═════ Information shown

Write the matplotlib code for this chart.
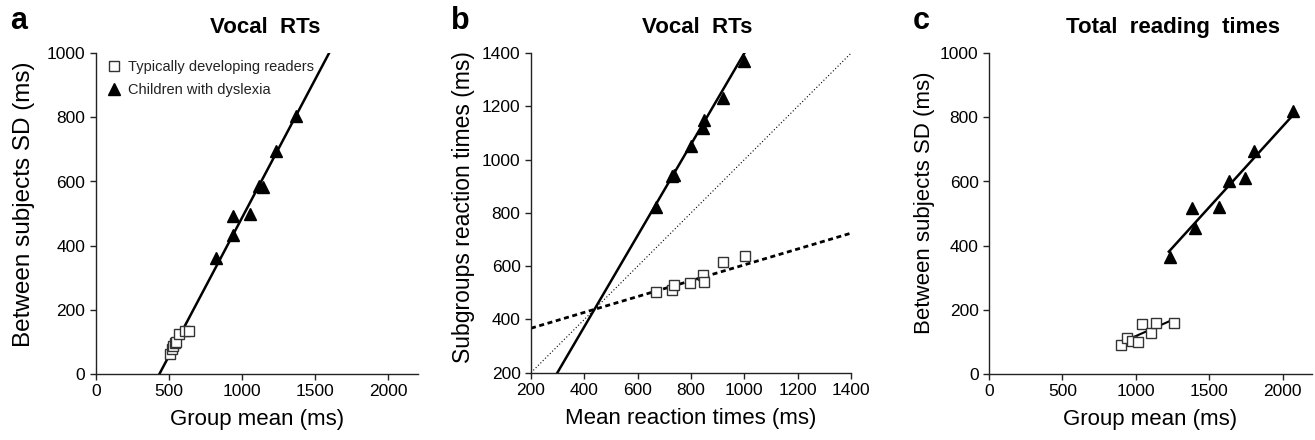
import matplotlib
matplotlib.use('Agg')
import matplotlib.pyplot as plt

plt.rcParams['font.family'] = ['Liberation Sans', 'DejaVu Sans']

# Panel a - vocal RTs, SD vs group mean
a_td_mean = [505, 522, 530, 540, 548, 570, 610, 635]
a_td_sd = [60, 78, 88, 95, 100, 124, 133, 133]
a_dys_mean = [822, 941, 941, 1055, 1112, 1146, 1232, 1369]
a_dys_sd = [362, 433, 492, 500, 586, 584, 695, 805]
a_fit_x = [436, 1593]
a_fit_y = [0, 1000]

# Panel b - vocal RTs, subgroup RTs vs mean RTs
b_mean = [668, 728, 737, 798, 845, 849, 922, 1001]
b_td_rt = [504, 511, 530, 536, 567, 542, 614, 640]
b_mean_dys = [669, 730, 737, 799, 846, 850, 922, 1000]
b_dys_rt = [824, 937, 941, 1053, 1118, 1149, 1233, 1369]
b_fit_dys_x = [299, 1000]
b_fit_dys_y = [200, 1400]
b_fit_td_x = [200, 1400]
b_fit_td_y = [367, 724]
b_diag = [200, 1400]

# Panel c - total reading times
c_td_mean = [898, 941, 973, 1018, 1045, 1105, 1136, 1257]
c_td_sd = [89, 112, 103, 100, 154, 128, 157, 159]
c_dys_mean = [1230, 1386, 1405, 1564, 1632, 1745, 1807, 2070]
c_dys_sd = [365, 516, 454, 521, 601, 610, 695, 820]
c_fit_td_x = [973, 1230]
c_fit_td_y = [112, 164]
c_fit_dys_x = [1225, 2070]
c_fit_dys_y = [381, 807]

fig = plt.figure(figsize=(13.15, 4.4), dpi=100)
ax_a = fig.add_axes([0.0728, 0.1507, 0.2449, 0.728])
ax_b = fig.add_axes([0.4038, 0.153, 0.2433, 0.726])
ax_c = fig.add_axes([0.7521, 0.1507, 0.2456, 0.728])

sq = dict(marker='s', ms=7.5, mfc='white', mec='#333333', mew=1.0, ls='none')
tri = dict(marker='^', ms=9, color='black', ls='none')


def style(ax):
    for s in ['top', 'right']:
        ax.spines[s].set_visible(False)
    for s in ['left', 'bottom']:
        ax.spines[s].set_linewidth(1.0)
        ax.spines[s].set_color('#222222')
    ax.tick_params(direction='out', length=4, width=1.0, labelsize=12.5, colors='#222222')
    ax.tick_params(labelcolor='black')


# a
ax_a.plot(a_fit_x, a_fit_y, color='black', lw=1.8, zorder=2)
ax_a.plot(a_td_mean, a_td_sd, label='Typically developing readers', zorder=3, **sq)
ax_a.plot(a_dys_mean, a_dys_sd, label='Children with dyslexia', zorder=3, **tri)
ax_a.set_xlim(0, 2200)
ax_a.set_ylim(0, 1000)
ax_a.set_xticks([0, 500, 1000, 1500, 2000])
ax_a.set_yticks([0, 200, 400, 600, 800, 1000])
ax_a.set_xlabel('Group mean (ms)', fontsize=16, labelpad=7)
ax_a.set_ylabel('Between subjects SD (ms)', fontsize=17.5)
ax_a.legend(loc='upper left', frameon=False, fontsize=10.5, handletextpad=0.3,
            bbox_to_anchor=(-0.01, 1.02), labelspacing=0.6, handlelength=1.2,
            labelcolor='#222222')
style(ax_a)
ax_a.yaxis.set_label_coords(-0.19, 0.53)

# b
ax_b.plot(b_diag, b_diag, color='black', lw=0.8, ls=(0, (1, 2)), zorder=1)
ax_b.plot(b_fit_dys_x, b_fit_dys_y, color='black', lw=1.8, zorder=2)
ax_b.plot(b_fit_td_x, b_fit_td_y, color='black', lw=2.0, ls=(0, (1.8, 1.3)), zorder=2)
ax_b.plot(b_mean, b_td_rt, zorder=3, **sq)
ax_b.plot(b_mean_dys, b_dys_rt, zorder=3, **tri)
ax_b.set_xlim(200, 1400)
ax_b.set_ylim(200, 1400)
ax_b.set_xticks(range(200, 1401, 200))
ax_b.set_yticks(range(200, 1401, 200))
ax_b.set_xlabel('Mean reaction times (ms)', fontsize=16, labelpad=7)
ax_b.set_ylabel('Subgroups reaction times (ms)', fontsize=16.5)
style(ax_b)
ax_b.yaxis.set_label_coords(-0.174, 0.52)

# c
ax_c.plot(c_fit_td_x, c_fit_td_y, color='black', lw=1.5, zorder=2)
ax_c.plot(c_fit_dys_x, c_fit_dys_y, color='black', lw=1.8, zorder=2)
ax_c.plot(c_td_mean, c_td_sd, zorder=3, **sq)
ax_c.plot(c_dys_mean, c_dys_sd, zorder=3, **tri)
ax_c.set_xlim(0, 2200)
ax_c.set_ylim(0, 1000)
ax_c.set_xticks([0, 500, 1000, 1500, 2000])
ax_c.set_yticks([0, 200, 400, 600, 800, 1000])
ax_c.set_xlabel('Group mean (ms)', fontsize=16, labelpad=7)
ax_c.set_ylabel('Between subjects SD (ms)', fontsize=16)
style(ax_c)
ax_c.yaxis.set_label_coords(-0.168, 0.535)

# titles and panel letters
fig.text(0.2015, 0.938, 'Vocal  RTs', ha='center', va='center', fontsize=16, fontweight='bold')
fig.text(0.530, 0.938, 'Vocal  RTs', ha='center', va='center', fontsize=16, fontweight='bold')
fig.text(0.892, 0.938, 'Total  reading  times', ha='center', va='center', fontsize=16, fontweight='bold')
fig.text(0.008, 0.952, 'a', ha='left', va='center', fontsize=22, fontweight='bold')
fig.text(0.343, 0.952, 'b', ha='left', va='center', fontsize=22, fontweight='bold')
fig.text(0.694, 0.952, 'c', ha='left', va='center', fontsize=22, fontweight='bold')

fig.savefig('out.png', dpi=100)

══════════

→ Exercise task
From the first line above down to the line with "plt.rcParams['font.family'] = ['Liberation", reproduce every line and no others, omitting pictures.

→ Reply to the exercise
Write the matplotlib code for this chart.
import matplotlib
matplotlib.use('Agg')
import matplotlib.pyplot as plt

plt.rcParams['font.family'] = ['Liberation Sans', 'DejaVu Sans']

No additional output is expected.